Oil Prices Have Fallen $10 Per Barrel Since May 1, Proving That Prices Are “Stubbornly Flexible”
From Delta Airlines CEO Richard Anderson writing in Delta’s Sky Magazine (May issue):
“Why do gasoline prices remain stubbornly high? The reason is that the commodity futures markets have become the new stock market for the 21st century. No matter what we do as energy consumers and producers in the United States, there is little direct effect on what we pay for barrels of crude oil.
Passive futures investments on the part of large commodities traders, commodity funds and passive investors have led the oil futures market to become disconnected from the true fundamentals of the market. The increase in the oil futures markets is largely due to speculation, which has undermined the historical relationship between supply and demand on one hand, and oil prices on the other.
Record high fuel prices increase our costs, constrict our flying and ultimately increase the fare you pay. To dampen the speculative inflation of oil prices, we’d like to see rules in place that would limit trading to the companies that actually intend to use the oil they trade.
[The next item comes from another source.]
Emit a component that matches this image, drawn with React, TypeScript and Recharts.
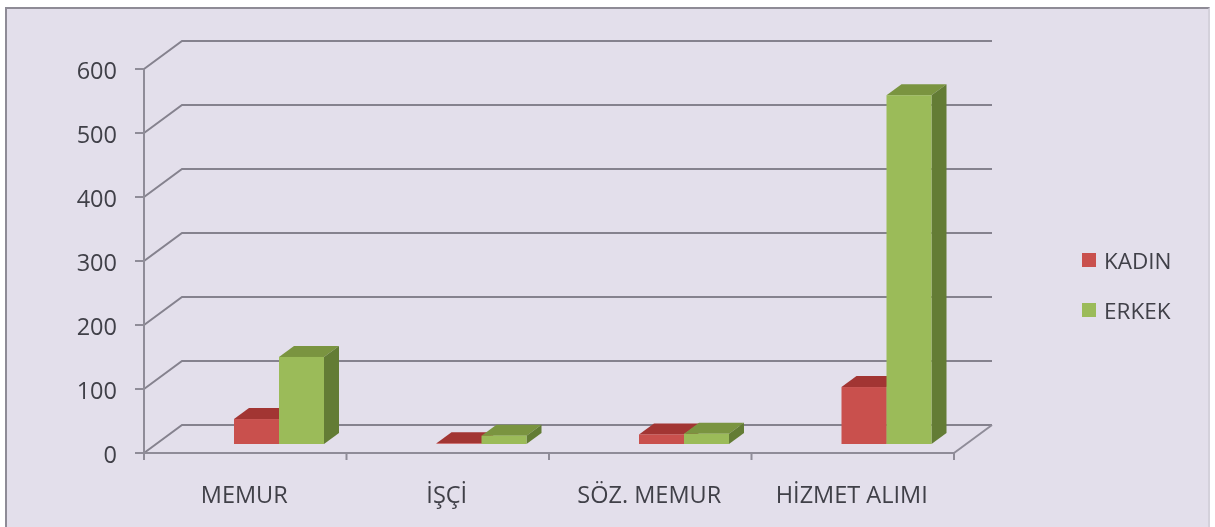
import React from 'react';
import { BarChart, Bar, XAxis, YAxis, CartesianGrid, Legend } from 'recharts';

const categories = ['MEMUR', 'İŞÇİ', 'SÖZ. MEMUR', 'HİZMET ALIMI'];
const kadinValues = [39, 1, 15, 89];
const erkekValues = [136, 13, 16, 545];
const yTicks = [0, 100, 200, 300, 400, 500, 600];

const chartData = categories.map((name, i) => ({
    name,
    kadin: kadinValues[i],
    erkek: erkekValues[i],
}));

const AXIS_COLOR = '#8f8c98';
const WALL_COLOR = '#85828e';
const TEXT_COLOR = '#404048';
const FONT = '"Open Sans", "Noto Sans", sans-serif';

// depth of the fake 3D floor and where the bars sit on it
const WALL_DX = 38;
const WALL_DY = -28;
const BAR_DX = 34;
const BAR_DY = -9;
const TOP_DX = 15;
const TOP_DY = -11;
const BAND_WIDTH = 810 / categories.length;

const makeBar = (front: string, top: string, side: string) => (props: any) => {
    const { x, y, width, height } = props;
    const fx = x + BAR_DX;
    const fy = y + BAR_DY;
    const r = fx + width;
    const b = fy + height;
    return (
        <g>
            <polygon points={`${fx},${fy} ${fx + TOP_DX},${fy + TOP_DY} ${r + TOP_DX},${fy + TOP_DY} ${r},${fy}`} fill={top} />
            <polygon points={`${r},${fy} ${r + TOP_DX},${fy + TOP_DY} ${r + TOP_DX},${b + TOP_DY} ${r},${b}`} fill={side} />
            <rect x={fx} y={fy} width={width} height={height} fill={front} />
        </g>
    );
};

const gridLine = (props: any) => {
    const { x1, x2, y1, key, y, height } = props;
    const isFloor = Math.abs(y1 - (y + height)) < 1;
    return (
        <g key={key}>
            <polyline
                points={`${x1},${y1} ${x1 + WALL_DX},${y1 + WALL_DY} ${x2 + WALL_DX},${y1 + WALL_DY}`}
                fill="none"
                stroke={WALL_COLOR}
                strokeWidth={2}
            />
            {isFloor && (
                <line x1={x2} y1={y1} x2={x2 + WALL_DX} y2={y1 + WALL_DY} stroke={AXIS_COLOR} strokeWidth={2} />
            )}
        </g>
    );
};

// excel puts the x ticks between the categories, not under the labels
const XTick = (props: any) => {
    const { x, y, payload, index } = props;
    const tickY = y - 8;
    return (
        <g>
            {index === 0 && (
                <line x1={x - BAND_WIDTH / 2} y1={tickY} x2={x - BAND_WIDTH / 2} y2={tickY + 7} stroke={AXIS_COLOR} strokeWidth={2} />
            )}
            <line x1={x + BAND_WIDTH / 2} y1={tickY} x2={x + BAND_WIDTH / 2} y2={tickY + 7} stroke={AXIS_COLOR} strokeWidth={2} />
            <text x={x - 1} y={tickY + 50} textAnchor="middle" fontSize={23.5} fontFamily={FONT} fill={TEXT_COLOR}>
                {payload.value}
            </text>
        </g>
    );
};

const LegendBox = ({ payload }: any) => (
    <div>
        {(payload || []).map((item: any) => (
            <div key={item.value} style={{ display: 'flex', alignItems: 'center', height: 50 }}>
                <span style={{ width: 14, height: 14, background: item.color, marginRight: 8 }} />
                <span style={{ fontFamily: FONT, fontSize: 22.5, color: TEXT_COLOR }}>{item.value}</span>
            </div>
        ))}
    </div>
);

export default function App() {
    return (
        <div
            style={{
                position: 'absolute',
                left: 0,
                top: 0,
                width: 1215,
                height: 527,
                background: '#fff',
                overflow: 'hidden',
            }}
        >
            <div
                style={{
                    position: 'absolute',
                    left: 5,
                    top: 7,
                    width: 1205,
                    height: 530,
                    boxSizing: 'border-box',
                    background: '#e3dfeb',
                    borderLeft: '2px solid #8e8b96',
                    borderTop: '2px solid #8e8b96',
                    borderRight: '2px solid #d4d1db',
                }}
            />
            <div style={{ position: 'absolute', left: 0, top: 0, filter: 'blur(0.5px)' }}>
                <BarChart
                    width={1215}
                    height={527}
                    data={chartData}
                    margin={{ top: 69, right: 141, bottom: 44, left: 84 }}
                    barCategoryGap={56}
                    barGap={0}
                >
                    <CartesianGrid vertical={false} horizontal={gridLine} stroke={WALL_COLOR} />
                    <XAxis
                        dataKey="name"
                        height={30}
                        tick={<XTick />}
                        tickLine={false}
                        axisLine={{ stroke: AXIS_COLOR, strokeWidth: 2 }}
                        interval={0}
                    />
                    <YAxis
                        width={60}
                        domain={[0, 600]}
                        ticks={yTicks}
                        tick={{ fontSize: 23.5, fontFamily: FONT, fill: TEXT_COLOR, dy: 2 }}
                        tickSize={9}
                        tickMargin={18}
                        tickLine={{ stroke: AXIS_COLOR, strokeWidth: 2 }}
                        axisLine={{ stroke: AXIS_COLOR, strokeWidth: 2 }}
                    />
                    <Legend
                        layout="vertical"
                        align="right"
                        verticalAlign="top"
                        itemSorter={null}
                        wrapperStyle={{ left: 1082, top: 235, width: 120 }}
                        content={<LegendBox />}
                    />
                    <Bar
                        dataKey="kadin"
                        name="KADIN"
                        fill="#c9504d"
                        barSize={45}
                        shape={makeBar('#c9504d', '#a23533', '#8a2c2a')}
                        isAnimationActive={false}
                    />
                    <Bar
                        dataKey="erkek"
                        name="ERKEK"
                        fill="#9bbb59"
                        barSize={45}
                        shape={makeBar('#9bbb59', '#7a9440', '#637c35')}
                        isAnimationActive={false}
                    />
                </BarChart>
            </div>
        </div>
    );
}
It is clear that market forces are not at work here.”
MP: Where to start?
1. Obviously gas and oil prices don’t “remain stubbornly high,” they remain “stubbornly flexible” or “stubbornly volatile” maybe, but “stubbornly high“? I don’t think so. Gas prices at the pump change almost daily, reflecting the reality that they are market-determined, and have been falling now almost daily for the last month. “Stubbornly high” would mean retail gas prices would still be at mid-April peak levels of $3.90 per gallon, but instead they’ve fallen steadily to the current average price of $3.73.
2. Likewise, oil prices are now at year-to-date lows and crude is selling below $96 per barrel for the first time since last December (see chart above). In just the last 8 trading days, oil has fallen more than $10 per barrel from $106.17 on May 1 to $95.83 in late afternoon trading today. How can oil prices be “stubbornly high” and yet fall by almost 10% in less than two weeks?
3. And now that oil prices have plummeted 10% in the first two weeks of May, are those price declines due to speculative trading? Or have market fundamentals suddenly re-appeared after disappearing for some time?
Bottom Line: Delta’s CEO should know better, and he can’t have it both ways. If speculators get the blame for rising prices, they should also get the credit for falling prices. It would be inconsistent to claim that rising oil prices are “disconnected from true market fundamentals” due to speculators, but that falling prices result from market forces? Do speculators only appear occasionally and create havoc by forcing prices higher, but then disappear when prices are falling?
The logic of the “speculators cause high prices” crowd is so inconsistent and flawed that I think they would have a more convincing case if they instead took the “speculators cause price volatility” position, which is also a refutable and flawed position, but at least it’s plausibly more consistent and convincing. And at least that way the speculators get the credit/blame for falling prices, not just rising prices.